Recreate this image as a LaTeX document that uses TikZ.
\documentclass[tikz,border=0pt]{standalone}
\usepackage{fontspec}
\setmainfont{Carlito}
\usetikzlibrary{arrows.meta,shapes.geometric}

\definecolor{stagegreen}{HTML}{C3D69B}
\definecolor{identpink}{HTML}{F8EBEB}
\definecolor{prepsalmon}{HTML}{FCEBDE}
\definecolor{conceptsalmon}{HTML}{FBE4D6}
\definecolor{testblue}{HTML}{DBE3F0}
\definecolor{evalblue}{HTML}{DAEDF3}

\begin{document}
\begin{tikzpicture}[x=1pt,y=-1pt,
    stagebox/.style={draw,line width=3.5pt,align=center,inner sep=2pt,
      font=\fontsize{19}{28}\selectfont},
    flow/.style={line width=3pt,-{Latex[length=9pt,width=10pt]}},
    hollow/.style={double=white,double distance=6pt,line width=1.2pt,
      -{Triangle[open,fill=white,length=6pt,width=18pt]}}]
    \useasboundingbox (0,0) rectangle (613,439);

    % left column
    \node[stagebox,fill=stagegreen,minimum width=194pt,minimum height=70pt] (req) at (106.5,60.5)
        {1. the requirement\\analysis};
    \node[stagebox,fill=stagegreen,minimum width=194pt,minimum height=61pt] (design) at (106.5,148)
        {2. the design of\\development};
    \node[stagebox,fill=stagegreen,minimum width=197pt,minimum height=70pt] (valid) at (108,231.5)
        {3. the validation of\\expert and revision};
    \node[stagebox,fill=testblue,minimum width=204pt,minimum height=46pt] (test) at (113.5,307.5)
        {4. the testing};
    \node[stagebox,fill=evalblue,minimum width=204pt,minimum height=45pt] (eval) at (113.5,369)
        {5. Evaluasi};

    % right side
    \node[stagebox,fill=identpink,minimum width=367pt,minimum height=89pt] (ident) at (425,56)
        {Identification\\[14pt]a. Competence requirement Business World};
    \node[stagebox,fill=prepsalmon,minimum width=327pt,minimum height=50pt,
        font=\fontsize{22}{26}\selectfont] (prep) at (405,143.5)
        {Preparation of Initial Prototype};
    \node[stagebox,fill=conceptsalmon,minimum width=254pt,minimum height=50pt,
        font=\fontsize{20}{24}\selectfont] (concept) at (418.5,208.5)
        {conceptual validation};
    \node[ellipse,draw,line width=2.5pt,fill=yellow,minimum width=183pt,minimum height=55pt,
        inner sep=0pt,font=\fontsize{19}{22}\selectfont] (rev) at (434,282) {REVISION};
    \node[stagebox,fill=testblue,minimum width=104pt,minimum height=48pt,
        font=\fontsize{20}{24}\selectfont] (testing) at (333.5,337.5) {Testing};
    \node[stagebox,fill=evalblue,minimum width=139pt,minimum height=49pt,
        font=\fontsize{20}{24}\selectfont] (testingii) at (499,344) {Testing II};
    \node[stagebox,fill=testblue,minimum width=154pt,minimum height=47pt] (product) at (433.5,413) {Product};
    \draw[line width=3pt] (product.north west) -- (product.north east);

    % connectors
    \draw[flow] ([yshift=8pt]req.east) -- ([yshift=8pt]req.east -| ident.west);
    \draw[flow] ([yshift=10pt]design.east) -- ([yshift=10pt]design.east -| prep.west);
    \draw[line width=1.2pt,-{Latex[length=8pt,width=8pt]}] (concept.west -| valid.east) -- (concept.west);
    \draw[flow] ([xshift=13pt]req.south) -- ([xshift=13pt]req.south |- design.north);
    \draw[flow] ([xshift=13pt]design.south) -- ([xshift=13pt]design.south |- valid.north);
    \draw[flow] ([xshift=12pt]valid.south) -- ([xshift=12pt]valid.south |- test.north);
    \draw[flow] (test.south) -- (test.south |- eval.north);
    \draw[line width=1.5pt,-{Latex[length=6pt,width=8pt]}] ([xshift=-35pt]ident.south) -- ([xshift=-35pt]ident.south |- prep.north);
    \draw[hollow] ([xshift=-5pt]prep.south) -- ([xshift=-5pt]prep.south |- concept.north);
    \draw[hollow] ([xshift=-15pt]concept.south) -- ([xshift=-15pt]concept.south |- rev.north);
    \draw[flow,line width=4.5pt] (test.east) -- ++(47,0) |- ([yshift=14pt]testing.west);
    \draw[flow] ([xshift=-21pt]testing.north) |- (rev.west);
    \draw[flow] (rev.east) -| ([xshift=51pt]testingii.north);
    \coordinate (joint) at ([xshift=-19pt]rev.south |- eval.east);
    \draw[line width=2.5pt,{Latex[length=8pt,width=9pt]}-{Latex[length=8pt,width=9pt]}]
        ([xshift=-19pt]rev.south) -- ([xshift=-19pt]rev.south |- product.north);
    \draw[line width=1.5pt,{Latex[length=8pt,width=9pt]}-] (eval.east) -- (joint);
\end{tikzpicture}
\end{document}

◇ ◇ ◇ ◇

## [Written exercise]
Repeat the data in its entirety, character for character.

## [Output of the task]
Recreate this image as a LaTeX document that uses TikZ.
\documentclass[tikz,border=0pt]{standalone}
\usepackage{fontspec}
\setmainfont{Carlito}
\usetikzlibrary{arrows.meta,shapes.geometric}

\definecolor{stagegreen}{HTML}{C3D69B}
\definecolor{identpink}{HTML}{F8EBEB}
\definecolor{prepsalmon}{HTML}{FCEBDE}
\definecolor{conceptsalmon}{HTML}{FBE4D6}
\definecolor{testblue}{HTML}{DBE3F0}
\definecolor{evalblue}{HTML}{DAEDF3}

\begin{document}
\begin{tikzpicture}[x=1pt,y=-1pt,
    stagebox/.style={draw,line width=3.5pt,align=center,inner sep=2pt,
      font=\fontsize{19}{28}\selectfont},
    flow/.style={line width=3pt,-{Latex[length=9pt,width=10pt]}},
    hollow/.style={double=white,double distance=6pt,line width=1.2pt,
      -{Triangle[open,fill=white,length=6pt,width=18pt]}}]
    \useasboundingbox (0,0) rectangle (613,439);

    % left column
    \node[stagebox,fill=stagegreen,minimum width=194pt,minimum height=70pt] (req) at (106.5,60.5)
        {1. the requirement\\analysis};
    \node[stagebox,fill=stagegreen,minimum width=194pt,minimum height=61pt] (design) at (106.5,148)
        {2. the design of\\development};
    \node[stagebox,fill=stagegreen,minimum width=197pt,minimum height=70pt] (valid) at (108,231.5)
        {3. the validation of\\expert and revision};
    \node[stagebox,fill=testblue,minimum width=204pt,minimum height=46pt] (test) at (113.5,307.5)
        {4. the testing};
    \node[stagebox,fill=evalblue,minimum width=204pt,minimum height=45pt] (eval) at (113.5,369)
        {5. Evaluasi};

    % right side
    \node[stagebox,fill=identpink,minimum width=367pt,minimum height=89pt] (ident) at (425,56)
        {Identification\\[14pt]a. Competence requirement Business World};
    \node[stagebox,fill=prepsalmon,minimum width=327pt,minimum height=50pt,
        font=\fontsize{22}{26}\selectfont] (prep) at (405,143.5)
        {Preparation of Initial Prototype};
    \node[stagebox,fill=conceptsalmon,minimum width=254pt,minimum height=50pt,
        font=\fontsize{20}{24}\selectfont] (concept) at (418.5,208.5)
        {conceptual validation};
    \node[ellipse,draw,line width=2.5pt,fill=yellow,minimum width=183pt,minimum height=55pt,
        inner sep=0pt,font=\fontsize{19}{22}\selectfont] (rev) at (434,282) {REVISION};
    \node[stagebox,fill=testblue,minimum width=104pt,minimum height=48pt,
        font=\fontsize{20}{24}\selectfont] (testing) at (333.5,337.5) {Testing};
    \node[stagebox,fill=evalblue,minimum width=139pt,minimum height=49pt,
        font=\fontsize{20}{24}\selectfont] (testingii) at (499,344) {Testing II};
    \node[stagebox,fill=testblue,minimum width=154pt,minimum height=47pt] (product) at (433.5,413) {Product};
    \draw[line width=3pt] (product.north west) -- (product.north east);

    % connectors
    \draw[flow] ([yshift=8pt]req.east) -- ([yshift=8pt]req.east -| ident.west);
    \draw[flow] ([yshift=10pt]design.east) -- ([yshift=10pt]design.east -| prep.west);
    \draw[line width=1.2pt,-{Latex[length=8pt,width=8pt]}] (concept.west -| valid.east) -- (concept.west);
    \draw[flow] ([xshift=13pt]req.south) -- ([xshift=13pt]req.south |- design.north);
    \draw[flow] ([xshift=13pt]design.south) -- ([xshift=13pt]design.south |- valid.north);
    \draw[flow] ([xshift=12pt]valid.south) -- ([xshift=12pt]valid.south |- test.north);
    \draw[flow] (test.south) -- (test.south |- eval.north);
    \draw[line width=1.5pt,-{Latex[length=6pt,width=8pt]}] ([xshift=-35pt]ident.south) -- ([xshift=-35pt]ident.south |- prep.north);
    \draw[hollow] ([xshift=-5pt]prep.south) -- ([xshift=-5pt]prep.south |- concept.north);
    \draw[hollow] ([xshift=-15pt]concept.south) -- ([xshift=-15pt]concept.south |- rev.north);
    \draw[flow,line width=4.5pt] (test.east) -- ++(47,0) |- ([yshift=14pt]testing.west);
    \draw[flow] ([xshift=-21pt]testing.north) |- (rev.west);
    \draw[flow] (rev.east) -| ([xshift=51pt]testingii.north);
    \coordinate (joint) at ([xshift=-19pt]rev.south |- eval.east);
    \draw[line width=2.5pt,{Latex[length=8pt,width=9pt]}-{Latex[length=8pt,width=9pt]}]
        ([xshift=-19pt]rev.south) -- ([xshift=-19pt]rev.south |- product.north);
    \draw[line width=1.5pt,{Latex[length=8pt,width=9pt]}-] (eval.east) -- (joint);
\end{tikzpicture}
\end{document}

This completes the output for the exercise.